我的代码相当复杂,涉及三角形分析。该代码是为用户输入每个三角形的边和底边的值而设置的。该代码首先确定这些边的值是否可以形成三角形,如果可以,然后计算三角形是锐角、钝角还是直角三角形,以及锐角、锐角、钝角还是等边三角形?!然后计算三角形的周长和面积!该代码包含73行,在我看来相当繁琐,耗费时间和空间。用更少的代码行来合理化代码编写过程,有可能实现同样的目标吗?!
代码:
var flag = false;
while(!flag){
var a = prompt('Enter the first- the longest edge of the triangle(a number>=0):', a);
a1 = Number(a);
var b = prompt('Enter the second longest edge of the triangle(a number>=0):', b);
b1 =Number(b);
var c = prompt('Enter the third longest(the shortest) edge of the triangle(a number>=0):', c);
c1 = Number(c);
if((a1<=0)||(b1<=0)||(c1<=0)||(typeof a==='undefined')||(typeof b==='undefined')||(typeof c==='undefined')){
alert('Invalid date!Each of the data entered has to be a number greater than or equal to 0!');
continue;
}else if((a1>=b1+c1)||(b1>=a1+c1)||(c1>=a1+b1)){
alert('It is not a triangle!

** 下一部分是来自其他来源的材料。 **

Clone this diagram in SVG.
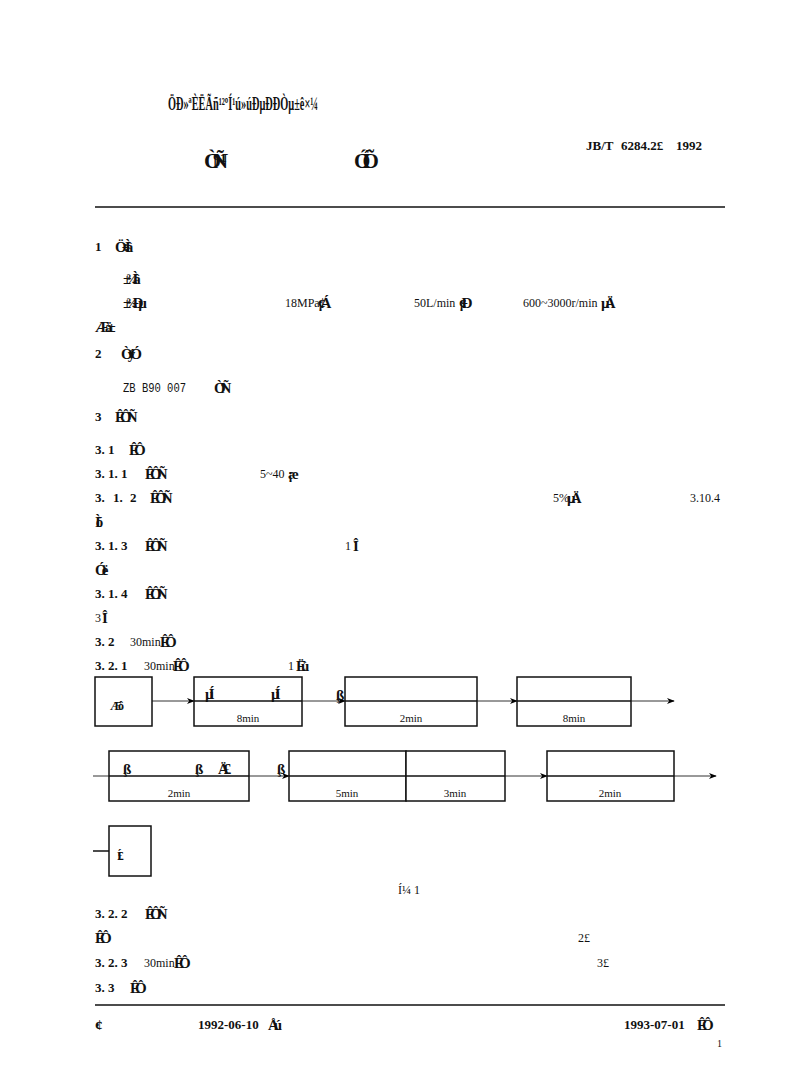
<svg xmlns="http://www.w3.org/2000/svg" width="800" height="1091" viewBox="0 0 800 1091">
<defs>
<marker id="ah" viewBox="0 0 10 10" refX="9" refY="5" markerWidth="8" markerHeight="8" orient="auto" markerUnits="userSpaceOnUse"><path d="M0,1 L10,5 L0,9 L3,5 Z" fill="#000"/></marker>
</defs>
<style>
text{font-family:"Liberation Serif","Times New Roman",serif;fill:#111}
.n{font-size:13px;font-weight:bold}
.t{font-size:12px}
.m{font-family:"Liberation Mono","Courier New",monospace;font-size:12px}
.tb{font-size:13px;font-weight:bold}
.b{font-size:15px;font-weight:bold;letter-spacing:-5px}
.bs{font-size:12px;font-weight:bold;letter-spacing:-4px}
.bx{fill:#fff;stroke:#111;stroke-width:1.5}
.ml{stroke:#111;stroke-width:1.5}
.ar{stroke:#333;stroke-width:1;fill:none}
.rule{stroke:#111;stroke-width:1.6}
.lbl{font-size:11px;text-anchor:middle}
</style>
<rect width="800" height="1091" fill="#fff"/>
<g id="header">
<text x="168" y="110" style="font-size:18px;font-weight:bold" textLength="150" lengthAdjust="spacingAndGlyphs">ÖÐ»ªÈËÃñ¹²ºÍ¹ú»úÐµÐÐÒµ±ê×¼</text>
<text x="204" y="168" style="font-size:22px;font-weight:bold;letter-spacing:-8px">ÒºÑ¹</text>
<text x="354" y="168" style="font-size:21px;font-weight:bold;letter-spacing:-8px">ÓÍÕ</text>
<text x="586" y="150" class="tb">JB/T</text><text x="621" y="150" class="tb">6284.2£</text><text x="676" y="150" class="tb">1992</text>
<line x1="95" y1="207" x2="725" y2="207" class="rule"/>
</g>
<g id="body">
<text x="95" y="251" class="n">1</text><text x="115" y="252" class="b">Ö÷Ìâ</text>
<text x="123" y="284" class="b">±¾Ìâ</text>
<text x="123" y="308" class="b">±¾Ðµ</text>
<text x="285" y="307" class="t">18MPa</text><text x="318" y="308" class="b">¡¢Á</text>
<text x="414" y="307" class="t">50L/min</text><text x="459" y="308" class="b">¡¢Ð</text>
<text x="523" y="307" class="t">600~3000r/min</text><text x="601" y="308" class="b">µÄ</text>
<text x="95" y="332" class="b">Æä±</text>
<text x="95" y="358" class="n">2</text><text x="121" y="359" class="b">ÒýÓ</text>
<text x="123" y="392" class="m" textLength="63" lengthAdjust="spacingAndGlyphs">ZB B90 007</text><text x="214" y="393" class="b">ÒºÑ</text>
<text x="95" y="421" class="n">3</text><text x="115" y="422" class="b">ÊÔÑ</text>
<text x="95" y="454" class="n">3. 1</text><text x="129" y="455" class="b">ÊÔ</text>
<text x="95" y="478" class="n">3. 1. 1</text><text x="145" y="479" class="b">ÊÔÑ</text>
<text x="260" y="478" class="t">5~40</text><text x="288" y="479" class="b">¡æ</text>
<text x="95" y="502" class="n">3.</text><text x="113" y="502" class="n">1.</text><text x="130" y="502" class="n">2</text><text x="150" y="503" class="b">ÊÔÑ</text>
<text x="553" y="502" class="t">5%</text><text x="567" y="503" class="b">µÄ</text>
<text x="690" y="502" class="t">3.10.4</text>
<text x="95" y="527" class="b">Ìõ</text>
<text x="95" y="550" class="n">3. 1. 3</text><text x="145" y="551" class="b">ÊÔÑ</text>
<text x="345" y="550" class="t">1</text><text x="353" y="551" class="b">´Î</text>
<text x="95" y="575" class="b">Óë</text>
<text x="95" y="598" class="n">3. 1. 4</text><text x="145" y="599" class="b">ÊÔÑ</text>
<text x="95" y="622" class="t">3</text><text x="102" y="623" class="b">´Î</text>
<text x="95" y="646" class="n">3. 2</text><text x="130" y="646" class="t">30min</text><text x="160" y="647" class="b">ÊÔ</text>
<text x="95" y="670" class="n">3. 2. 1</text><text x="144" y="670" class="t">30min</text><text x="173" y="671" class="b">ÊÔ</text>
<text x="288" y="670" class="t">1</text><text x="296" y="671" class="b">Ëù</text>
</g>
<g id="connectors">
<line x1="152" y1="701" x2="194" y2="701" class="ar" marker-end="url(#ah)"/>
<line x1="302" y1="701" x2="345" y2="701" class="ar" marker-end="url(#ah)"/>
<line x1="477" y1="701" x2="517" y2="701" class="ar" marker-end="url(#ah)"/>
<line x1="631" y1="701" x2="674" y2="701" class="ar" marker-end="url(#ah)"/>
<line x1="93" y1="776" x2="109" y2="776" class="ar"/>
<line x1="249" y1="776" x2="289" y2="776" class="ar" marker-end="url(#ah)"/>
<line x1="505" y1="776" x2="547" y2="776" class="ar" marker-end="url(#ah)"/>
<line x1="674" y1="776" x2="716" y2="776" class="ar" marker-end="url(#ah)"/>
<line x1="93" y1="851" x2="109" y2="851" class="ml"/>
</g>
<g id="n1"><rect x="95" y="677" width="57" height="49" class="bx"/><text x="110" y="710" class="bs">Æô</text></g>
<g id="n2"><rect x="194" y="677" width="108" height="49" class="bx"/><line x1="194" y1="701" x2="302" y2="701" class="ml"/>
<text x="205" y="699" class="b">µÍ</text><text x="271" y="699" class="b">µÍ</text><text x="248" y="722" class="lbl">8min</text></g>
<text x="336" y="700" class="b">¸ß</text>
<g id="n3"><rect x="345" y="677" width="132" height="49" class="bx"/><line x1="345" y1="701" x2="477" y2="701" class="ml"/><text x="411" y="722" class="lbl">2min</text></g>
<g id="n4"><rect x="517" y="677" width="114" height="49" class="bx"/><line x1="517" y1="701" x2="631" y2="701" class="ml"/><text x="574" y="722" class="lbl">8min</text></g>
<g id="n5"><rect x="109" y="751" width="140" height="50" class="bx"/><line x1="109" y1="776" x2="249" y2="776" class="ml"/>
<text x="123" y="774" class="b">¸ß</text><text x="195" y="774" class="b">¸ß</text><text x="218" y="774" class="b">Ä£</text>
<text x="179" y="797" class="lbl">2min</text></g>
<text x="277" y="774" class="b">¸ß</text>
<g id="n6"><rect x="289" y="751" width="117" height="50" class="bx"/><line x1="289" y1="776" x2="406" y2="776" class="ml"/><text x="347" y="797" class="lbl">5min</text></g>
<g id="n7"><rect x="406" y="751" width="99" height="50" class="bx"/><line x1="406" y1="776" x2="505" y2="776" class="ml"/><text x="455" y="797" class="lbl">3min</text></g>
<g id="n8"><rect x="547" y="751" width="127" height="50" class="bx"/><line x1="547" y1="776" x2="674" y2="776" class="ml"/><text x="610" y="797" class="lbl">2min</text></g>
<g id="n9"><rect x="109" y="826" width="42" height="50" class="bx"/><text x="117" y="860" class="bs">Í£</text></g>
<g id="footer">
<text x="398" y="894" class="t">Í¼</text><text x="414" y="894" class="t">1</text>
<text x="95" y="918" class="n">3. 2. 2</text><text x="145" y="919" class="b">ÊÔÑ</text>
<text x="95" y="943" class="b">ÊÔ</text><text x="578" y="942" class="t">2£</text>
<text x="95" y="967" class="n">3. 2. 3</text><text x="144" y="967" class="t">30min</text><text x="174" y="968" class="b">ÊÔ</text>
<text x="597" y="967" class="t">3£</text>
<text x="95" y="992" class="n">3. 3</text><text x="130" y="993" class="b">ÊÔ</text>
<line x1="95" y1="1005" x2="725" y2="1005" class="rule"/>
<text x="95" y="1030" class="b">·¢</text>
<text x="198" y="1029" class="tb">1992-06-10</text><text x="268" y="1030" class="b">Åú</text>
<text x="624" y="1029" class="tb">1993-07-01</text><text x="697" y="1030" class="b">ÊÔ</text>
<text x="717" y="1047" style="font-size:10px">1</text>
</g>
</svg>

Each edge can not be greater than the sum of remaining two!');
flag =false;
}else{
alert('OK! You can move on with process!');
break;
}
}
let h1 = Math.max(a1, b1, c1);
h2 = Number(h1);
alert('The highest edge is: '+h2);
if((((a1**2)<(b1**2)+(c1**2))&&(a1===b1)&&(b1===c1)&&(a1===c1))){
alert('The triangle is equilateral!');
}else if((h2 === a1)&&((a1**2)>(b1**2)+(c1**2))&&(b1===c1)){
alert('The triangle is obtuse and isosceles!');
}else if((h2 === a1)&&((a1**2)>(b1**2)+(c1**2))){
alert('The triangle is obtuse!');
}else if((h2===a1)&&((a1**2) === (b1**2)+(c1**2))&&(b1===c1)){
alert('The triangle is right and isosceles!');
}else if((h2===a1)&&((a1**2) === (b1**2)+(c1**2))){
alert('The triangle is right!');
}else if((h2===a1)&&((a1**2)<((b1**2)+(c1**2))&&((a1===b1)||(b1===c1)||(a1===c1)))){
alert('The triangle is acute and isosceles!');
}else if((h2===a1)&&((a1**2)<(b1**2)+(c1**2))){
alert('The triangle is acute!');
}else if((h2=== b1)&&((b1**2)===(a1**2)+(c1**2))&&(a1===c1)){
alert('The triangle is right and isosceles!');
}else if((h2===b1)&&((b1**2)===(a1**2)+(c1**2))){
alert('The triangle is right!');
}else if((h2 === b1)&&((b1**2)<(a1**2)+(c1**2))&&((b1 === c1)&&(a1 === b1))&&(a1===c1)){
alert('The triangle is equilateral!');
}else if((h2 === b1)&&((b1**2)<(a1**2)+(c1**2))&&((b1 === c1)||(a1 === b1)||(a1===c1))){
alert('The triangle is acute and isosceles!');
}else if((h2 === b1)&&((b1**2)<(a1**2)+(c1**2))){
alert('The triangle is acute!');
}else if((h2 === b1)&&((b1**2)>(a1**2)+(b1**2))&&(a1===b1)){
alert('The triangle is obtuse and isosceles!');
}else if((h2 === b1)&&((b1**2)>(a1**2)+(b1**2))){
alert('The triangle is obtuse!');
}else if((h2 === c1)&&((c1**2)>(a1**2)+(b1**2))&&(a1===b1)){
alert('The triangle is obtuse and isosceles!');
}else if((h2 === c1)&&((c1**2)>(a1**2)+(b1**2))){
alert('The triangle is obtuse!');
}else if((h2 === c1)&&((c1**2)===(a1**2)+(b1**2))&&(a1===b1)){
alert('The triangle is right and isosceles!');
}else if((h2===c1)&&((c1**2)===(a1**2)+(b1**2))){
alert('The triangle is right!');
}else if((h2===c1)&&((c1**2)<(a1**2)+(b1**2))&&((a1==b1)||(b1===c1)||(a1===c1))){
alert( 'The triangle is acute and isosceles!')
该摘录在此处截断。